Holly Simmons rides with Quinn over a mountain pass outside Durango, Colorado. Photo: Holly Simmons

“When you get me, my brother, and my dad together on a group ride, I’m sure everyone else on the ride hates us because it’s full-gas competition, and that’s the way it’s always been,” Quinn Simmons says. “There are no friendly rides. It’s always on.”

Time together

The Simmons family skiing outside of Durango. Photo Ben Brashears

Pushing their boys to enjoy racing and the outdoors produced a few learning moments for both Scott and Holly Simmons. Scott says he once pushed Quinn to compete in a 10-kilometer Nordic skiing race, despite Quinn’s lack of experience on the skis. While Quinn won the race, he swore off Nordic skiing after the experience.

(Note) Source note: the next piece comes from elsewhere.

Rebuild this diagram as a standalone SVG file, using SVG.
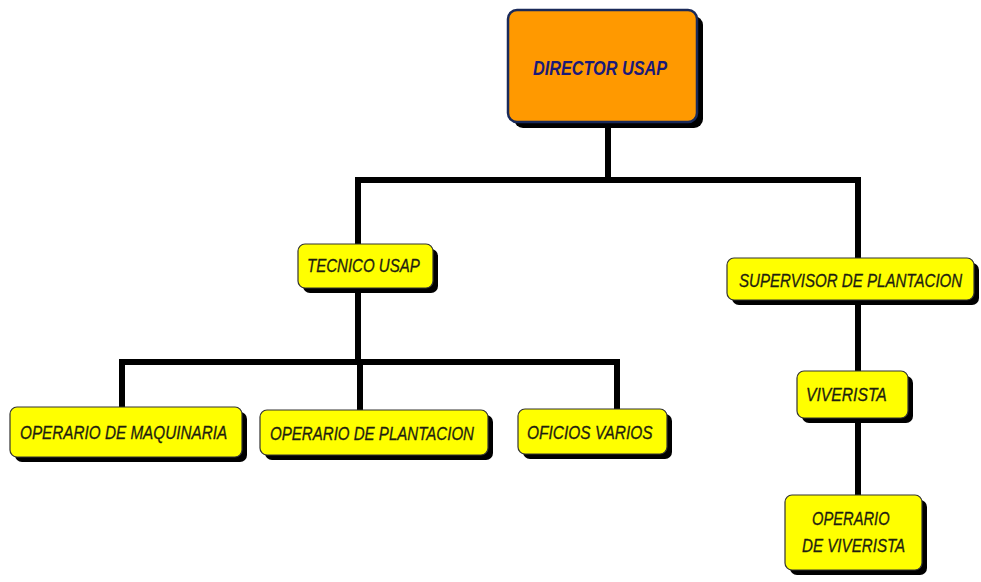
<svg xmlns="http://www.w3.org/2000/svg" width="981" height="582" viewBox="0 0 981 582">
  <defs>
    <style>
      .shadow { fill: #000; }
      .box { fill: #ffff00; stroke: #333; stroke-width: 1.2; }
      .top { fill: #ff9900; stroke: #1a2a5a; stroke-width: 2.5; }
      .lbl { font-family: "Liberation Sans", Arial, sans-serif; font-style: italic; font-size: 19px; fill: #1e1e10; stroke: #1e1e10; stroke-width: 0.3; }
      .ttl { font-family: "Liberation Sans", Arial, sans-serif; font-style: italic; font-weight: bold; font-size: 20px; fill: #1a1a78; }
      .wire { fill: none; stroke: #000; stroke-width: 6; stroke-linecap: butt; stroke-linejoin: miter; }
    </style>
  </defs>
  <rect width="981" height="582" fill="#fff"/>

  <!-- connectors -->
  <g id="connectors">
    <path class="wire" d="M608 122 V180 M358 180 H858 M358 177 V246 M858 177 V260"/>
    <path class="wire" d="M358 288 V362 M120 362 H620 M122 359 V409 M360 359 V412 M617 359 V411"/>
    <path class="wire" d="M858 300 V373 M858 418 V497"/>
  </g>

  <!-- top node -->
  <g id="director">
    <rect class="shadow" x="514" y="16" width="189" height="112" rx="9"/>
    <rect class="top" x="508" y="10" width="189" height="112" rx="9"/>
    <text class="ttl" x="533" y="75" textLength="134" lengthAdjust="spacingAndGlyphs">DIRECTOR USAP</text>
  </g>

  <!-- labels are drawn narrowed to 80% width -->
  <g id="tecnico">
    <rect class="shadow" x="303" y="249" width="135" height="44" rx="7"/>
    <rect class="box" x="298" y="244" width="135" height="44" rx="7"/>
    <text class="lbl" transform="translate(307 272) scale(0.8 1)" textLength="141" lengthAdjust="spacingAndGlyphs">TECNICO USAP</text>
  </g>

  <g id="supervisor">
    <rect class="shadow" x="732" y="263" width="247" height="42" rx="7"/>
    <rect class="box" x="727" y="258" width="247" height="42" rx="7"/>
    <text class="lbl" transform="translate(739 287) scale(0.8 1)" textLength="279" lengthAdjust="spacingAndGlyphs">SUPERVISOR DE PLANTACION</text>
  </g>

  <g id="op-maquinaria">
    <rect class="shadow" x="15" y="412" width="232" height="50" rx="7"/>
    <rect class="box" x="10" y="407" width="232" height="50" rx="7"/>
    <text class="lbl" transform="translate(20 439) scale(0.8 1)" textLength="259" lengthAdjust="spacingAndGlyphs">OPERARIO DE MAQUINARIA</text>
  </g>

  <g id="op-plantacion">
    <rect class="shadow" x="265" y="415" width="228" height="45" rx="7"/>
    <rect class="box" x="260" y="410" width="228" height="45" rx="7"/>
    <text class="lbl" transform="translate(270 440) scale(0.8 1)" textLength="255" lengthAdjust="spacingAndGlyphs">OPERARIO DE PLANTACION</text>
  </g>

  <g id="oficios">
    <rect class="shadow" x="523" y="414" width="149" height="45" rx="7"/>
    <rect class="box" x="518" y="409" width="149" height="45" rx="7"/>
    <text class="lbl" transform="translate(527 439) scale(0.8 1)" textLength="157" lengthAdjust="spacingAndGlyphs">OFICIOS VARIOS</text>
  </g>

  <g id="viverista">
    <rect class="shadow" x="802" y="376" width="111" height="47" rx="7"/>
    <rect class="box" x="797" y="371" width="111" height="47" rx="7"/>
    <text class="lbl" transform="translate(806 401) scale(0.8 1)" textLength="101" lengthAdjust="spacingAndGlyphs">VIVERISTA</text>
  </g>

  <g id="op-viverista">
    <rect class="shadow" x="790" y="500" width="137" height="75" rx="7"/>
    <rect class="box" x="785" y="495" width="137" height="75" rx="7"/>
    <text class="lbl" transform="translate(812 525) scale(0.8 1)" textLength="97" lengthAdjust="spacingAndGlyphs">OPERARIO</text>
    <text class="lbl" transform="translate(802 552) scale(0.8 1)" textLength="129" lengthAdjust="spacingAndGlyphs">DE VIVERISTA</text>
  </g>
</svg>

“I think I learned to let it be organic—if you push too hard it can backfire,” Scott Simmons says. “There’s a fine line where it’s not fun anymore. You have to keep it fun.”

Holly Simmons says one of her daily jogs turned messy when Quinn, who was 5 years old, became obstinate and refused to continue on his bicycle. When she left him behind on the trail—assuming he would eventually follow—a passerby called the police to come pick up the crying child.

“I remember him telling me ‘Mom, some day I’m going to tell this story to the whole world,'” Holly Simmons says.

As the years progressed, outdoor time became bonding time between the Simmons family. Even today, they still participate in activities together. When VeloNews visited USA Cycling’s development program in The Netherlands in March 2019, all four Simmons’s rolled by on a family bike ride.

The newest family activity is rock climbing, which Scott and Quinn only recently picked up. While the bike rides and ski sessions often became competitive slogs, rock climbing has added a new dimension to the Simmons and their outdoor adventures. There’s nobody to beat or competitors to drop—it’s just about experiencing the outdoors together.

“We’re so used to just getting out of the car and hammering as hard as we can at something, so it’s nice to slow things down,” Scott Simmons says. “We can see each other, we’re communicating and pulling the ropes together. You’re just as exhausted at the end.”